<<<<
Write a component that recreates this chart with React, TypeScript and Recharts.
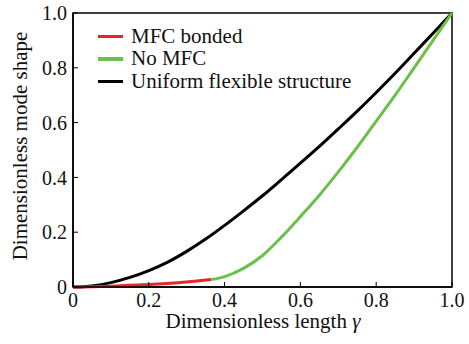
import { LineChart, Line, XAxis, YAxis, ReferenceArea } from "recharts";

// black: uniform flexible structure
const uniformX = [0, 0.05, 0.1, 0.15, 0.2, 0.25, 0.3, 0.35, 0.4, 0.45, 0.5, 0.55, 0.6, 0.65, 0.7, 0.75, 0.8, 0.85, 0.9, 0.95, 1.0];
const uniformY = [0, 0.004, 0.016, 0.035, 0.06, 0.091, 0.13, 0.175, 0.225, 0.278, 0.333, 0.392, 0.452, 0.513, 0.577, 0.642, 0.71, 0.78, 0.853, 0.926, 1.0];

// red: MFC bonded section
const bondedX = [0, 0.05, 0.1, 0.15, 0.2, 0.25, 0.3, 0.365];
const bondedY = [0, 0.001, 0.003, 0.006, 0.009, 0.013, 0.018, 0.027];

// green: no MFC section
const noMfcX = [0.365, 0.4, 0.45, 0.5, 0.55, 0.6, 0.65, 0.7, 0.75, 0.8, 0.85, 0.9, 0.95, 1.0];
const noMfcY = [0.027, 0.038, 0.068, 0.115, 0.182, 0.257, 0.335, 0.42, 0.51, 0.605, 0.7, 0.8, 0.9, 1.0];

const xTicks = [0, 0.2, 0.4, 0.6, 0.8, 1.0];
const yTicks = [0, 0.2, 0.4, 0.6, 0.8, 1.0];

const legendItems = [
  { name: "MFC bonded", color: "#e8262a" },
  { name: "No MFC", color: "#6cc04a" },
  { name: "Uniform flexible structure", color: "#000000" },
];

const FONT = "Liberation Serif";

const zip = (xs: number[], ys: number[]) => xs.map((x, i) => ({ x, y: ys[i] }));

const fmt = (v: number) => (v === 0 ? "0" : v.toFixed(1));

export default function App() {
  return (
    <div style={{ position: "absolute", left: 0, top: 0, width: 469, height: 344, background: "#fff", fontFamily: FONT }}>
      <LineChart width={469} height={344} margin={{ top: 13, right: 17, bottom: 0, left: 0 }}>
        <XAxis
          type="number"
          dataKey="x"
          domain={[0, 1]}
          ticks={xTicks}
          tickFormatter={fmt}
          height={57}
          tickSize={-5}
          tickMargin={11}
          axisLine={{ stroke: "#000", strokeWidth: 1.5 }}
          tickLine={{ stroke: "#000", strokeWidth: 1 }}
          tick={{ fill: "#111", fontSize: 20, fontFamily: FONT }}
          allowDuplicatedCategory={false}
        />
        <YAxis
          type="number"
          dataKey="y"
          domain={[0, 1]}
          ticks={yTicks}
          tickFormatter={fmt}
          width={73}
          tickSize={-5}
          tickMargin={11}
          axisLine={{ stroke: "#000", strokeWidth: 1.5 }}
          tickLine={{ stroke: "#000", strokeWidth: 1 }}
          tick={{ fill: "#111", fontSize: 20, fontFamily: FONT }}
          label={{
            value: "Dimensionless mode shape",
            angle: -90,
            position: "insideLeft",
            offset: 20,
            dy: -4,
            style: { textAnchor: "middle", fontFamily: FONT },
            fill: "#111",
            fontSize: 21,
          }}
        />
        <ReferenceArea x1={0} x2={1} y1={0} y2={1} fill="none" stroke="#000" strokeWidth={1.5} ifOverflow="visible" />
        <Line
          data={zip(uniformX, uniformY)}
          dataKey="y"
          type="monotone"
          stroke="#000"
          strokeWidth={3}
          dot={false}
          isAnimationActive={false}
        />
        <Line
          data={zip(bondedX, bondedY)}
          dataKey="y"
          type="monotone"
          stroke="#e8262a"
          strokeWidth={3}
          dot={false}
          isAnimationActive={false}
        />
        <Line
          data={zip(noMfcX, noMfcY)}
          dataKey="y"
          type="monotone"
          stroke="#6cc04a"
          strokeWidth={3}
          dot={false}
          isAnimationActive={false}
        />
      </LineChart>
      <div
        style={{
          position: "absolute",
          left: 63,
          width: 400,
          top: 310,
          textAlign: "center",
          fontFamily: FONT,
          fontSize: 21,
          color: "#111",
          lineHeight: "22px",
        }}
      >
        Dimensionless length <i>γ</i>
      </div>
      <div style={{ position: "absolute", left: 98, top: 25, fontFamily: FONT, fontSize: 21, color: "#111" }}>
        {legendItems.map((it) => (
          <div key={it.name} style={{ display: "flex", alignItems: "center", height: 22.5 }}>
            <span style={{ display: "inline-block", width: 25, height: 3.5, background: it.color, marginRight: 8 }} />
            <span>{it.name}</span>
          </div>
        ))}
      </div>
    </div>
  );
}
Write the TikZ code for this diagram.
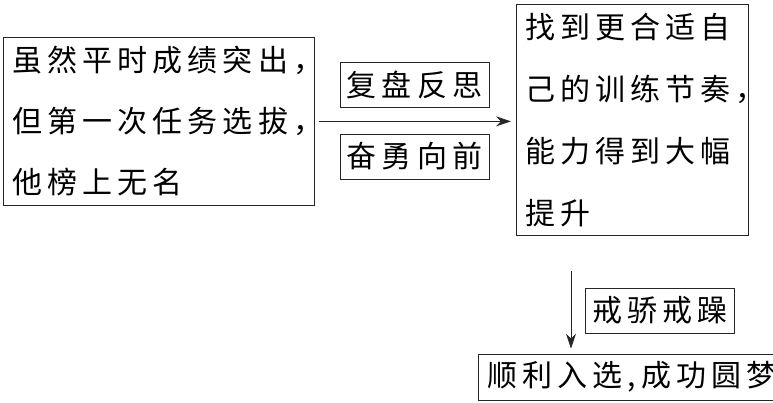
>>>>
Stated exercise:
Leave out the pictures and restate, word for word, the lines from the top of the data through the line containing "0.013, 0.018, 0.027];", both included.

Result:
Write a component that recreates this chart with React, TypeScript and Recharts.
import { LineChart, Line, XAxis, YAxis, ReferenceArea } from "recharts";

// black: uniform flexible structure
const uniformX = [0, 0.05, 0.1, 0.15, 0.2, 0.25, 0.3, 0.35, 0.4, 0.45, 0.5, 0.55, 0.6, 0.65, 0.7, 0.75, 0.8, 0.85, 0.9, 0.95, 1.0];
const uniformY = [0, 0.004, 0.016, 0.035, 0.06, 0.091, 0.13, 0.175, 0.225, 0.278, 0.333, 0.392, 0.452, 0.513, 0.577, 0.642, 0.71, 0.78, 0.853, 0.926, 1.0];

// red: MFC bonded section
const bondedX = [0, 0.05, 0.1, 0.15, 0.2, 0.25, 0.3, 0.365];
const bondedY = [0, 0.001, 0.003, 0.006, 0.009, 0.013, 0.018, 0.027];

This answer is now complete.